Christianity is no more an all-embracing force in Cameroon. Southern Cameroonians no longer trust French Cameroun Roman Catholic Bishops. The Cameroon Episcopal dog under the stewardship of Archbishop Samuel Kleda of the Douala Arch Diocese has refused to bark ever since the killings started in Southern Cameroons. Southern Cameroon’s once thriving Christian community has long since fled to Nigeria and some to the bushes. The ruling CPDM crime syndicate has successfully infiltrated the Roman Catholic and the Presbyterian Churches and it is hard to say whether key values such as the separation of church and state exist again in Cameroon.

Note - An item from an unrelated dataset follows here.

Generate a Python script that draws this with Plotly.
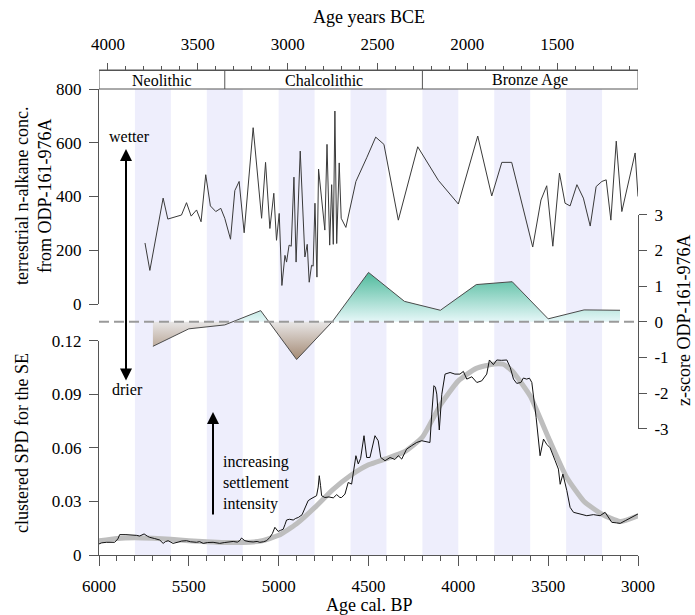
import plotly.graph_objects as go

# ---------------- data ----------------
alk_age = [5744, 5717, 5643, 5617, 5541, 5513, 5487, 5457, 5432, 5406, 5380, 5350, 5322, 5300,
           5268, 5244, 5220, 5192, 5142, 5095, 5073, 5049, 5027, 5012, 4997, 4982, 4965, 4956,
           4942, 4930, 4915, 4903, 4880, 4854, 4841, 4830, 4817, 4808, 4798, 4787, 4778, 4743,
           4731, 4716, 4705, 4696, 4687, 4677, 4663, 4652, 4626, 4570, 4510, 4460, 4414, 4334,
           4226, 4111, 4000, 3892, 3814, 3758, 3703, 3586, 3540, 3508, 3474, 3437, 3406, 3378,
           3340, 3304, 3266, 3233, 3201, 3177, 3151, 3121, 3090, 3016, 3000]
alk_val = [227, 125, 394, 316, 331, 377, 327, 350, 306, 481, 365, 344, 356, 319,
           241, 422, 456, 265, 656, 319, 527, 281, 412, 237, 337, 69, 181, 156,
           219, 215, 472, 156, 569, 175, 222, 81, 144, 141, 375, 100, 502, 275,
           594, 219, 444, 222, 718, 225, 525, 319, 285, 456, 544, 621, 594, 312,
           585, 460, 372, 625, 402, 527, 527, 212, 387, 440, 215, 487, 375, 365,
           444, 394, 290, 437, 456, 462, 312, 606, 344, 562, 400]

z_age = [5700, 5500, 5300, 5100, 4900, 4700, 4500, 4300, 4100, 3900, 3700, 3500, 3300, 3100]
z_val = [-0.69, -0.20, -0.09, 0.31, -1.06, 0.01, 1.38, 0.57, 0.32, 1.04, 1.12, 0.08, 0.33, 0.32]

spd_age = [6000, 5985, 5959, 5913, 5895, 5885, 5850, 5811, 5790, 5774, 5749, 5730, 5718, 5690,
           5662, 5643, 5630, 5615, 5588, 5560, 5540, 5513, 5490, 5457, 5440, 5420, 5395, 5365,
           5345, 5328, 5300, 5275, 5253, 5230, 5215, 5207, 5188, 5165, 5142, 5120, 5105, 5085,
           5067, 5049, 5035, 5021, 5010, 5003, 4990, 4975, 4965, 4956, 4940, 4919, 4905, 4891,
           4870, 4855, 4836, 4820, 4808, 4789, 4780, 4774, 4767, 4761, 4743, 4720, 4696, 4677,
           4659, 4650, 4631, 4622, 4613, 4594, 4570, 4557, 4544, 4525, 4510, 4492, 4475, 4464,
           4446, 4432, 4408, 4380, 4353, 4334, 4315, 4288, 4260, 4232, 4204, 4180, 4158, 4148,
           4136, 4128, 4120, 4106, 4092, 4074, 4046, 4019, 3991, 3972, 3953, 3925, 3897, 3870,
           3842, 3827, 3805, 3786, 3760, 3730, 3711, 3693, 3675, 3652, 3638, 3620, 3604, 3591,
           3567, 3545, 3526, 3508, 3489, 3461, 3443, 3433, 3418, 3396, 3378, 3359, 3320, 3285,
           3248, 3211, 3183, 3164, 3146, 3120, 3099, 3071, 3043, 3020, 3000]
spd_val = [0.0062, 0.0068, 0.0071, 0.0071, 0.0090, 0.0114, 0.0114, 0.0114, 0.0110, 0.0106, 0.0118, 0.0105, 0.0099, 0.0092,
           0.0084, 0.0065, 0.0075, 0.0080, 0.0065, 0.0072, 0.0078, 0.0080, 0.0074, 0.0071, 0.0075, 0.0065, 0.0070, 0.0071,
           0.0068, 0.0065, 0.0070, 0.0072, 0.0076, 0.0072, 0.0082, 0.0095, 0.0080, 0.0075, 0.0073, 0.0076, 0.0071, 0.0074,
           0.0080, 0.0099, 0.0120, 0.0155, 0.0140, 0.0132, 0.0138, 0.0144, 0.0170, 0.0196, 0.0200, 0.0196, 0.0205, 0.0210,
           0.0225, 0.0260, 0.0304, 0.0315, 0.0322, 0.0332, 0.0380, 0.0444, 0.0390, 0.0332, 0.0322, 0.0325, 0.0320, 0.0338,
           0.0322, 0.0322, 0.0341, 0.0379, 0.0406, 0.0397, 0.0556, 0.0510, 0.0540, 0.0668, 0.0546, 0.0546, 0.0620, 0.0668,
           0.0640, 0.0546, 0.0528, 0.0546, 0.0535, 0.0556, 0.0537, 0.0593, 0.0612, 0.0630, 0.0640, 0.0635, 0.0630, 0.0789,
           0.0948, 0.0940, 0.0901, 0.0700, 0.0900, 0.1013, 0.1022, 0.1013, 0.1013, 0.1028, 0.0985, 0.0998, 0.0966, 0.0975,
           0.1013, 0.1092, 0.1066, 0.1092, 0.1090, 0.1092, 0.1050, 0.0985, 0.0961, 0.0966, 0.0991, 0.0985, 0.0990, 0.0966,
           0.0770, 0.0556, 0.0649, 0.0620, 0.0600, 0.0528, 0.0481, 0.0396, 0.0453, 0.0360, 0.0267, 0.0239, 0.0230, 0.0220,
           0.0226, 0.0220, 0.0239, 0.0210, 0.0183, 0.0180, 0.0177, 0.0192, 0.0207, 0.0215, 0.0230]

smooth_age = [6000, 5900, 5800, 5700, 5600, 5500, 5400, 5300, 5200, 5100, 5000, 4900, 4800, 4700, 4600, 4500,
              4400, 4300, 4200, 4100, 4000, 3900, 3800, 3750, 3700, 3600, 3500, 3400, 3300, 3200, 3100, 3000]
smooth_val = [0.0080, 0.0093, 0.0097, 0.0094, 0.0088, 0.0080, 0.0074, 0.0070, 0.0070, 0.0078, 0.0110, 0.0175,
              0.0265, 0.0365, 0.0445, 0.0505, 0.0540, 0.0578, 0.0660, 0.0840, 0.0975, 0.1045, 0.1070, 0.1068,
              0.1030, 0.0890, 0.0660, 0.0440, 0.0300, 0.0228, 0.0188, 0.0220]

band_start = [5800, 5400, 5000, 4600, 4200, 3800, 3400]
band_end = [5600, 5200, 4800, 4400, 4000, 3600, 3200]

period_names = ["Neolithic", "Chalcolithic", "Bronze Age"]
period_start = [6000, 5300, 4200]
period_end = [5300, 4200, 3000]

x_ticks = [6000, 5500, 5000, 4500, 4000, 3500, 3000]
bce_ticks = [4000, 3500, 3000, 2500, 2000, 1500]
alk_ticks = [0, 200, 400, 600, 800]
spd_ticks = [0, 0.03, 0.06, 0.09, 0.12]
spd_ticktext = ["0", "0.03", "0.06", "0.09", "0.12"]
z_ticks = [3, 2, 1, 0, -1, -2, -3]
z_ticktext = ["3", "2", "1", "0", "-1", "-2", "-3"]
BP_TO_BCE = 1950

# ---------------- layout geometry ----------------
W, H = 695, 615
ML, MR, MT, MB = 99, 57, 70, 60
PW, PH = W - ML - MR, H - MT - MB


def px_x(p):
    return (p - ML) / PW


def px_y(p):
    return (H - MB - p) / PH


FONT = "Liberation Serif"
AX = "#555555"

# split z-score into positive / negative parts (with zero crossings)
pos_x, pos_y, neg_x, neg_y = [], [], [], []
for i in range(len(z_age)):
    if i > 0 and z_val[i - 1] * z_val[i] < 0:
        a0, a1, v0, v1 = z_age[i - 1], z_age[i], z_val[i - 1], z_val[i]
        xc = a0 + (a1 - a0) * (0 - v0) / (v1 - v0)
        pos_x.append(xc); pos_y.append(0)
        neg_x.append(xc); neg_y.append(0)
    pos_x.append(z_age[i]); pos_y.append(max(z_val[i], 0))
    neg_x.append(z_age[i]); neg_y.append(min(z_val[i], 0))

fig = go.Figure()

# helper trace for top axis
fig.add_trace(go.Scatter(x=[a - BP_TO_BCE for a in alk_age], y=alk_val, xaxis="x2", yaxis="y",
                         mode="lines", line=dict(width=0), opacity=0, hoverinfo="skip", showlegend=False))

# n-alkane
fig.add_trace(go.Scatter(x=alk_age, y=alk_val, xaxis="x", yaxis="y", mode="lines",
                         line=dict(color="#3a3a3a", width=1), hoverinfo="skip", showlegend=False))

# z-score fills
fig.add_trace(go.Scatter(x=pos_x, y=pos_y, xaxis="x", yaxis="y3", mode="lines", line=dict(width=0),
                         fill="tozeroy",
                         fillgradient=dict(type="vertical", start=0, stop=max(z_val),
                                           colorscale=[[0, "#E6F7F8"], [1, "#4FBA9C"]]),
                         hoverinfo="skip", showlegend=False))
fig.add_trace(go.Scatter(x=neg_x, y=neg_y, xaxis="x", yaxis="y3", mode="lines", line=dict(width=0),
                         fill="tozeroy",
                         fillgradient=dict(type="vertical", start=min(z_val), stop=0,
                                           colorscale=[[0, "#A48A74"], [1, "#E8E6E6"]]),
                         hoverinfo="skip", showlegend=False))
fig.add_trace(go.Scatter(x=z_age, y=z_val, xaxis="x", yaxis="y3", mode="lines",
                         line=dict(color="#4a4a4a", width=1), hoverinfo="skip", showlegend=False))

# SPD
fig.add_trace(go.Scatter(x=smooth_age, y=smooth_val, xaxis="x", yaxis="y2", mode="lines",
                         line=dict(color="#BEBEBE", width=5, shape="spline", smoothing=0.5),
                         hoverinfo="skip", showlegend=False))
fig.add_trace(go.Scatter(x=spd_age, y=spd_val, xaxis="x", yaxis="y2", mode="lines",
                         line=dict(color="#111111", width=1), hoverinfo="skip", showlegend=False))

shapes = []
box_bottom = px_y(89)
for s, e in zip(band_start, band_end):
    shapes.append(dict(type="rect", xref="x", yref="paper", x0=s, x1=e, y0=0, y1=box_bottom,
                       fillcolor="#EEEEFC", line=dict(width=0), layer="below"))
# period box
shapes.append(dict(type="rect", xref="x", yref="paper", x0=period_start[0], x1=period_end[-1],
                   y0=box_bottom, y1=1, line=dict(color=AX, width=1), fillcolor="rgba(0,0,0,0)"))
for s in period_start[1:]:
    shapes.append(dict(type="line", xref="x", yref="paper", x0=s, x1=s, y0=box_bottom, y1=1,
                       line=dict(color=AX, width=1)))
# zero line of z-score
shapes.append(dict(type="line", xref="x domain", yref="y3", x0=0, x1=1, y0=0, y1=0,
                   line=dict(color="#9a9a9a", width=2, dash="10px,5px")))

C = dict(xanchor="center", yanchor="middle", showarrow=False)
ann = []
for n, s, e in zip(period_names, period_start, period_end):
    ann.append(dict(x=(s + e) / 2, xref="x", y=px_y(80), yref="paper", text=n,
                    font=dict(family=FONT, size=16, color="black"), **C))

tf = dict(family=FONT, size=18, color="black")
af = dict(family=FONT, size=16, color="black")
ann += [
    dict(x=0.5, xref="paper", y=px_y(17), yref="paper", text="Age years BCE", font=tf, **C),
    dict(x=0.5, xref="paper", y=px_y(605), yref="paper", text="Age cal. BP", font=tf, **C),
    dict(x=px_x(33), xref="paper", y=px_y(196), yref="paper", textangle=-90, font=tf,
         text="terrestrial n-alkane conc.<br>from ODP-161-976A", **C),
    dict(x=px_x(22), xref="paper", y=px_y(443), yref="paper", textangle=-90, font=tf,
         text="clustered SPD for the SE", **C),
    dict(x=px_x(684), xref="paper", y=px_y(321), yref="paper", textangle=-90, font=tf,
         text="z-score ODP-161-976A", **C),
    dict(x=px_x(129), xref="paper", y=px_y(137), yref="paper", text="wetter", font=af, **C),
    dict(x=px_x(127), xref="paper", y=px_y(389), yref="paper", text="drier", font=af, **C),
    dict(x=px_x(221), xref="paper", y=px_y(483), yref="paper", xanchor="left", yanchor="middle",
         align="left", text="increasing<br>settlement<br>intensity", showarrow=False, font=af),
    # double arrow wetter/drier
    dict(x=px_x(126), xref="paper", y=px_y(149), yref="paper", ax=0, ay=233, text="",
         showarrow=True, arrowhead=2, startarrowhead=2, arrowside="end+start", arrowwidth=2,
         arrowsize=1.2, startarrowsize=1.2, arrowcolor="black", standoff=0, startstandoff=0),
    # settlement arrow
    dict(x=px_x(213), xref="paper", y=px_y(412), yref="paper", ax=0, ay=104, text="",
         showarrow=True, arrowhead=2, arrowwidth=2, arrowsize=1.2, arrowcolor="black", standoff=0),
]

tick_font = dict(family=FONT, size=17, color="black")
fig.update_layout(
    width=W, height=H, margin=dict(l=ML, r=MR, t=MT, b=MB),
    paper_bgcolor="white", plot_bgcolor="rgba(0,0,0,0)",
    showlegend=False, hovermode=False,
    font=dict(family=FONT, color="black"),
    shapes=shapes, annotations=ann,
    xaxis=dict(range=[6000, 3000], domain=[0, 1], anchor="y2", showgrid=False, zeroline=False,
               showline=True, linecolor=AX, linewidth=1, ticks="outside", ticklen=10, tickcolor=AX,
               tickvals=x_ticks, tickfont=tick_font, ticklabelstandoff=6,
               minor=dict(ticks="outside", ticklen=5, tickcolor=AX, dtick=100, tick0=3000, showgrid=False)),
    xaxis2=dict(range=[6000 - BP_TO_BCE, 3000 - BP_TO_BCE], overlaying="x", side="top", anchor="free",
                position=1, showgrid=False, zeroline=False, showline=True, linecolor=AX,
                ticks="outside", ticklen=7, tickcolor=AX, tickvals=bce_ticks, tickfont=tick_font,
                ticklabelstandoff=6,
                minor=dict(ticks="outside", ticklen=4, tickcolor=AX, dtick=100, tick0=1000, showgrid=False)),
    yaxis=dict(domain=[px_y(304), px_y(89)], range=[0, 800], anchor="x", showgrid=False, zeroline=False,
               showline=True, linecolor=AX, ticks="outside", ticklen=9, tickcolor=AX,
               tickvals=alk_ticks, tickfont=tick_font, ticklabelstandoff=4),
    yaxis2=dict(domain=[0, px_y(340.7)], range=[0, 0.12], anchor="x", showgrid=False, zeroline=False,
                showline=True, linecolor=AX, ticks="outside", ticklen=9, tickcolor=AX,
                tickvals=spd_ticks, ticktext=spd_ticktext, tickfont=tick_font, ticklabelstandoff=4),
    yaxis3=dict(domain=[px_y(428.8), px_y(214.6)], range=[-3, 3], anchor="x", side="right",
                showgrid=False, zeroline=False, showline=True, linecolor=AX, ticks="outside",
                ticklen=8, tickcolor=AX, tickvals=z_ticks, ticktext=z_ticktext, tickfont=tick_font,
                ticklabelstandoff=4),
)

fig.write_html("out.html")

Anglophones are two cubes of sugar. One aspect of inequality that typically gets excluded from conventional assessments of Cameroon’s political culture is the inferior status of Anglophone political and administrative leaders. If you have followed recent developments in French Cameroun, you may have noticed that the Francophone governors and Senior Divisional Officers do not respect Southern Cameroons traditional and religious leaders. While Francophones barons of the regime such Vice Prime Minister Amadou Ali, Justice Minister Laurent Esso, Bello Bouba Maigari, Issa Tchiroma Bakary and Fame Ndongo are always kept in government and in strategic positions of command, Southern Cameroonian political elites such as Achidi Achu, Dorothy Njeuma, Itoe Benjamin are regularly being dismissed from government for lame and ridiculous reasons and are most of the time appointed to head departments that are not of Francophone interest. Most French Cameroun political elites including Biya see the need for their kids to study in English schools and universities, but accepting that English should be equal to French is another matter as this will not go well with the French government. Since both sides in Cameroon claims to adhere to different precepts, equality will be hard to sell and at the moment history seems to be pedaling furiously in the opposite direction. Getting rid of Biya won’t change the basic character of French Cameroon political elites, and therefore won’t materially improve the prospects for maintaining a one and indivisible Cameroon. The only way the French and French Cameroonians can fashion a government in Cameroon that even vaguely resembles a government of national unity is to have a Southern Cameroonian as head of state.